# Visualización dinámica en VHDL



## JORGE BERNAL (Feb 10, 2007)

TENGO QUE DISEÑAR UN SISTEMA PPARA MEDIR Y VISUALIZAR LA INTENSIDAD LUMINICA DE UN ENTORNO CERRADO, UTILIZANDO 28C64, LM324, ADC0804, FOTOCELDAS, FOTOTRANSISTORES, GAL22V10, DISPLAYS, MATRIZ DE LEDs, PERO NO SE COMO DISEÑAR EL CODIGO EN VHDL PARA LA VISUALIZACION DINAMICA.


----------



## yamazaky1984 (Feb 19, 2007)

Hola, primero que todo no debes postear em mayusculas, segundo.. el codigo es lo unico que te  hace falta?
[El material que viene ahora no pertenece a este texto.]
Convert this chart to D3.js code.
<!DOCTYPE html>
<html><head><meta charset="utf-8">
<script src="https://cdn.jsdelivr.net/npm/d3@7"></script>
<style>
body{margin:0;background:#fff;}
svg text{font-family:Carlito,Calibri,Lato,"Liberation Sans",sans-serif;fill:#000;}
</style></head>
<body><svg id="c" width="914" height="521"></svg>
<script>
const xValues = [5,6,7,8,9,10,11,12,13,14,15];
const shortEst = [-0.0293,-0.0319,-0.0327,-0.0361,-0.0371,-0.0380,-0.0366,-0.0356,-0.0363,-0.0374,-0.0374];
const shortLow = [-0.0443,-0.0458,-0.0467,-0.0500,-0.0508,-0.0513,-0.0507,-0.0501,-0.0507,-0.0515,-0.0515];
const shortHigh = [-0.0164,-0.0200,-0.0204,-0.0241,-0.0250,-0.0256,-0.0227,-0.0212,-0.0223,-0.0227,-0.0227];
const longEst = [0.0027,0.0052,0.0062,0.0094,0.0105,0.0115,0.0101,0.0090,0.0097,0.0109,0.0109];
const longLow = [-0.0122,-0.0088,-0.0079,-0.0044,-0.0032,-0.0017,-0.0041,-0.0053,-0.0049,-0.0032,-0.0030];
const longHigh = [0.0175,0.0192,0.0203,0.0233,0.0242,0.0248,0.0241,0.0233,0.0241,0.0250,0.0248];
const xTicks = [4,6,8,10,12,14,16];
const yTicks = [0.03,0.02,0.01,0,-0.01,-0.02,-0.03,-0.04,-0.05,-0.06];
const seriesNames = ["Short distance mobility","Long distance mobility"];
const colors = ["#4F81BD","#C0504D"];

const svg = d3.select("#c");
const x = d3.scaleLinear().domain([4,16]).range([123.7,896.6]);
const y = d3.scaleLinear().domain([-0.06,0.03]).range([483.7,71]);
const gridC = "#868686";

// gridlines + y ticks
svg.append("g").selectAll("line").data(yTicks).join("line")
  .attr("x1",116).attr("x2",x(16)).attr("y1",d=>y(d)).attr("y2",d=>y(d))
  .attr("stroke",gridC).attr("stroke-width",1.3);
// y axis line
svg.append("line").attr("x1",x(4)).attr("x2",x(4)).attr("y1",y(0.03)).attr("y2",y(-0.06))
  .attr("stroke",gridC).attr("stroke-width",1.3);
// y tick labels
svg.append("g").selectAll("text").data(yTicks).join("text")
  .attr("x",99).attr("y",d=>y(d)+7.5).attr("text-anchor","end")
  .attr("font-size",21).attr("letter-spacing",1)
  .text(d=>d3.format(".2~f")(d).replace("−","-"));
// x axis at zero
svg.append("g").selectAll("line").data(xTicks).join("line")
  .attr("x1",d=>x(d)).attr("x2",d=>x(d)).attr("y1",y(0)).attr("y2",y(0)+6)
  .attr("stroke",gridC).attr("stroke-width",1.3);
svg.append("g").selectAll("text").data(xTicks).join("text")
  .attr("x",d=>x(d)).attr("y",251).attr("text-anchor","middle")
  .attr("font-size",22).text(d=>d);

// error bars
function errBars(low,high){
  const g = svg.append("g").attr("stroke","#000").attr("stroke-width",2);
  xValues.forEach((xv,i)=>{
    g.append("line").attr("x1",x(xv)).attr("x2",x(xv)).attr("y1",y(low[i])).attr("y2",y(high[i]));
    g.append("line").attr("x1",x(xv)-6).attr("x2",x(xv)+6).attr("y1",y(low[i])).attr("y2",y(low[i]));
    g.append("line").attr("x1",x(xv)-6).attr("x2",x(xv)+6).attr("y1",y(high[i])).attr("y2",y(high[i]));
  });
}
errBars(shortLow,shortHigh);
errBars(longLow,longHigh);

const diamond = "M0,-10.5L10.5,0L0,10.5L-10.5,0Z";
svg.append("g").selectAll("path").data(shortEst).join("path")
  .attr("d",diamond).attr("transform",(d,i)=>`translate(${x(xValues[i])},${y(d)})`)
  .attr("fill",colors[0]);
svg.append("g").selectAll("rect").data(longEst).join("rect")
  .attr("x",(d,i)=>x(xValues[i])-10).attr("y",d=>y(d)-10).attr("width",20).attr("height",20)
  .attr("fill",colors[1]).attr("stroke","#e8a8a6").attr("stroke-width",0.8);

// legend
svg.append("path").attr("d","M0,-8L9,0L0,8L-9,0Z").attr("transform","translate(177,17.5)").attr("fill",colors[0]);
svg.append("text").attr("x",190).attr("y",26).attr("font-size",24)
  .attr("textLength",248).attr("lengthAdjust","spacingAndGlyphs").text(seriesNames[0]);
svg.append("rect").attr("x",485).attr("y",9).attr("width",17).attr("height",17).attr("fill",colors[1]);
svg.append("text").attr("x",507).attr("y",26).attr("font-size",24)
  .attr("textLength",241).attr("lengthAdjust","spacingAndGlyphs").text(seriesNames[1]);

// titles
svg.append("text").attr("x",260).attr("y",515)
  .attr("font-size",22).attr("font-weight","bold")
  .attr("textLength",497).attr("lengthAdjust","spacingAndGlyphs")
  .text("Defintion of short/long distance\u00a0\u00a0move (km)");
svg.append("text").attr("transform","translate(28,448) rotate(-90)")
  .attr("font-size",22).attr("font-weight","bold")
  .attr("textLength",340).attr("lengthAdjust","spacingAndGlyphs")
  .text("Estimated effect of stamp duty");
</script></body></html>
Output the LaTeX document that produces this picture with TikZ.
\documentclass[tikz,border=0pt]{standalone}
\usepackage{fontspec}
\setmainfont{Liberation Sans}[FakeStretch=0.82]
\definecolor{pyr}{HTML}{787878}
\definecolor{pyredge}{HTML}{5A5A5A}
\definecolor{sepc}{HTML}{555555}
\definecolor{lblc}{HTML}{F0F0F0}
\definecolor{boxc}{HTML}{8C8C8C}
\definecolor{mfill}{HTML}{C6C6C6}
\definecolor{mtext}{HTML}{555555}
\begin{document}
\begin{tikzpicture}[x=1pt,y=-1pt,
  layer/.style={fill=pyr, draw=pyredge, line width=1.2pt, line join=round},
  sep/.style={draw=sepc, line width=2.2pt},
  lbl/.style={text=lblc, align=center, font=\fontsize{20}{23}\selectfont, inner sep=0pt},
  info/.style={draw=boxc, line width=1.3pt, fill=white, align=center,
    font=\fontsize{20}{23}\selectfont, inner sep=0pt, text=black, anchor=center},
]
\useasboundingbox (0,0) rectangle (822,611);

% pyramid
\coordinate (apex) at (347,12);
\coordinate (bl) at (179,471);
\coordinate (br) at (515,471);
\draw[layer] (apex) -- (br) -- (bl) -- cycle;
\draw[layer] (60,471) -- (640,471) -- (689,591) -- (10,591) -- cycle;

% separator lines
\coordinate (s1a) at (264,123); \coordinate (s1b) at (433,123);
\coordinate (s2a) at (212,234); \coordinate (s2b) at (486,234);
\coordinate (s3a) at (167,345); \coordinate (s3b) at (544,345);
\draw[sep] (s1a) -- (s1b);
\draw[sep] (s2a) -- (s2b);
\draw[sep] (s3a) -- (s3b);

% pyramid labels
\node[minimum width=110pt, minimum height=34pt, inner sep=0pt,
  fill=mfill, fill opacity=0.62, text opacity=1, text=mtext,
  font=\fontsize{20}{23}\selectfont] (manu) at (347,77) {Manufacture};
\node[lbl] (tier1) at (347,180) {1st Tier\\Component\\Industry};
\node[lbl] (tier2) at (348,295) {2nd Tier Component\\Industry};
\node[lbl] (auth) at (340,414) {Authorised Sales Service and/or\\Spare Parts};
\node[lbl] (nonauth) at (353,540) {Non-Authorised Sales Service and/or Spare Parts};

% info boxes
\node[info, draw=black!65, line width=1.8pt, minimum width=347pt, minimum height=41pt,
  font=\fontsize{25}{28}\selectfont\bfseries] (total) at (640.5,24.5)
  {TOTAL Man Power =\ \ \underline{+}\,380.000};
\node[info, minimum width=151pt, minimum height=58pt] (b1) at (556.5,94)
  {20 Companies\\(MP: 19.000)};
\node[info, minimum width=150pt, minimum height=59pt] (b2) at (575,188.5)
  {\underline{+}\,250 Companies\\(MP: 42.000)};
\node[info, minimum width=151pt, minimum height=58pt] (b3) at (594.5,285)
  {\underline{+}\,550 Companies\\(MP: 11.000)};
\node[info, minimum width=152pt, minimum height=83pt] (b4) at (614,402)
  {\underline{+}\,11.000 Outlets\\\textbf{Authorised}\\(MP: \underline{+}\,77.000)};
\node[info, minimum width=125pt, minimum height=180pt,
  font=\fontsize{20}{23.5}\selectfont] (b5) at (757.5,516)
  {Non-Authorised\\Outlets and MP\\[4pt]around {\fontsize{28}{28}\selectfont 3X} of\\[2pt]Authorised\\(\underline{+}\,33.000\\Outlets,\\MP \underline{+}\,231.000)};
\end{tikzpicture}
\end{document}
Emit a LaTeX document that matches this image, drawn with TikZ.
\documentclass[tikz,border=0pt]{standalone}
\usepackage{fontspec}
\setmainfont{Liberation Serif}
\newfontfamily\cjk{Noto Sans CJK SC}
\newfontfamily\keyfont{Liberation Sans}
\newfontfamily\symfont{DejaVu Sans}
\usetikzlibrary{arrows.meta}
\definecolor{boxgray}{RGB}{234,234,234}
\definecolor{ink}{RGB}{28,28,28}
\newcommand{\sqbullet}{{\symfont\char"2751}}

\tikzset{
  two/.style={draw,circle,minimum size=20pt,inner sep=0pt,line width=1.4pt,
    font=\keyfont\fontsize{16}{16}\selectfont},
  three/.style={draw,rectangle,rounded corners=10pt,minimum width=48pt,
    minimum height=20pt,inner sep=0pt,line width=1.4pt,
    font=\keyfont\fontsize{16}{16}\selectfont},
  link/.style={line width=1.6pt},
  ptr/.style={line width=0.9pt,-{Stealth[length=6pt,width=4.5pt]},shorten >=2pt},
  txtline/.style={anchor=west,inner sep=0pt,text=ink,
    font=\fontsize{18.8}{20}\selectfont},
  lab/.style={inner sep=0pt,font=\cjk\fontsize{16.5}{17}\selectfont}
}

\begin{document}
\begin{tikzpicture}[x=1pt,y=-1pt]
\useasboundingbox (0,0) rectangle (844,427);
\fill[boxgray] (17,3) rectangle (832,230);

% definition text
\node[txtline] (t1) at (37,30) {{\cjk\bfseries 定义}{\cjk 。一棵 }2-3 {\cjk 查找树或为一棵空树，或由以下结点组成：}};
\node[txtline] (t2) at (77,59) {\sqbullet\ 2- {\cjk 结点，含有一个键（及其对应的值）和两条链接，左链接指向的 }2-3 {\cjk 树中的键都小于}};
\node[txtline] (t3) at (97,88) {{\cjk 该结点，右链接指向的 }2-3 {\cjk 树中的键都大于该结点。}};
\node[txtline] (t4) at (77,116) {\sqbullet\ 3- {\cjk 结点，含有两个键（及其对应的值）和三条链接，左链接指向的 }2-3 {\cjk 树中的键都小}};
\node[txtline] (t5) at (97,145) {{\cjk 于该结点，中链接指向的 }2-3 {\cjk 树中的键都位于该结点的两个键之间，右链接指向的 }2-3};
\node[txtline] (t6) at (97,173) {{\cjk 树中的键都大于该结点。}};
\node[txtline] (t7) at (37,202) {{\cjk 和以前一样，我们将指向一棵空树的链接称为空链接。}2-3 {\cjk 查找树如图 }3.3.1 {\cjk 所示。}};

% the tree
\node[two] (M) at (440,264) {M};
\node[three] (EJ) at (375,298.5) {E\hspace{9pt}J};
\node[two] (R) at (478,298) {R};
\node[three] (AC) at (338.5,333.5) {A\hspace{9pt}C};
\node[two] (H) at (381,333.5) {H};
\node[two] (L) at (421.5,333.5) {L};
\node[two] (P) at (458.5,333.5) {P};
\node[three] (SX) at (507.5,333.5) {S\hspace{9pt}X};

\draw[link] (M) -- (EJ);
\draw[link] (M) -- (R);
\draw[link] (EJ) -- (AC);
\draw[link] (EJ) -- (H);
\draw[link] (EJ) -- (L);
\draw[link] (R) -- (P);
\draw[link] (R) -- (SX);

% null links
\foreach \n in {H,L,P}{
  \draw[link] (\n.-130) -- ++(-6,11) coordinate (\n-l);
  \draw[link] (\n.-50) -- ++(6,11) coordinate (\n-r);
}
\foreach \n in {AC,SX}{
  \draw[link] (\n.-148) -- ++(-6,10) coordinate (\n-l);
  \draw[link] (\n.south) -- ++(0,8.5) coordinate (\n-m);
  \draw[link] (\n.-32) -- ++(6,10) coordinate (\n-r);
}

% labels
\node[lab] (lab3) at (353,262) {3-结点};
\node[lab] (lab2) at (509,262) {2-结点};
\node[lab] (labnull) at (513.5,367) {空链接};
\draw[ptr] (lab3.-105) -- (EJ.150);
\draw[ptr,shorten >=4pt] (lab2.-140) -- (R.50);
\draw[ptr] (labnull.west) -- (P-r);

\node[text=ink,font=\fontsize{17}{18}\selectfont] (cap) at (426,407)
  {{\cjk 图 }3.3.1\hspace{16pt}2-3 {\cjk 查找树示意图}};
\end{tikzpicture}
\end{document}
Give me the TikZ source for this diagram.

Cloca mas datos y hablamos luego.


----------



## chuko (Feb 19, 2007)

Lo que hace falta por supuesto es una señal de reloj que sincronice todos estos procesos.

process(clk)
begin
 if clk'event and clk=1
  --procesar acá lo que quieras
 end if;
end process;


----------



## JORGE BERNAL (Feb 21, 2007)

bueno muchas gracias, hasta ahora estoy empezando a consultar el foro, disculpas, he montado la fotocelda con divisor de voltaje, para que me entregue con maxima iluminacion 5v y con 0v un cero, de tal manera que con la intensidad el conversor me emita un binario con el cual voy a direccionar la memoria, sin embargo, tengo entendido que debo programar la memoria para que me indique el porcentaje de luminosidad de acuerdo al direccionamiento que me da el conversor, ya monté dos display con 7447, solo me falta el diseño de la tabla para programar la memoria, ademas la visualizacion dinamica es para ver lo mismo que tengo en la memoria pero con la matriz de leds de 7x5, para que no consuma tanta corriente y ademas porque es uno delos requriminetos. gracias. sin embargo no se en codigo vhdl por donde comenzar para esta visualizacion.


----------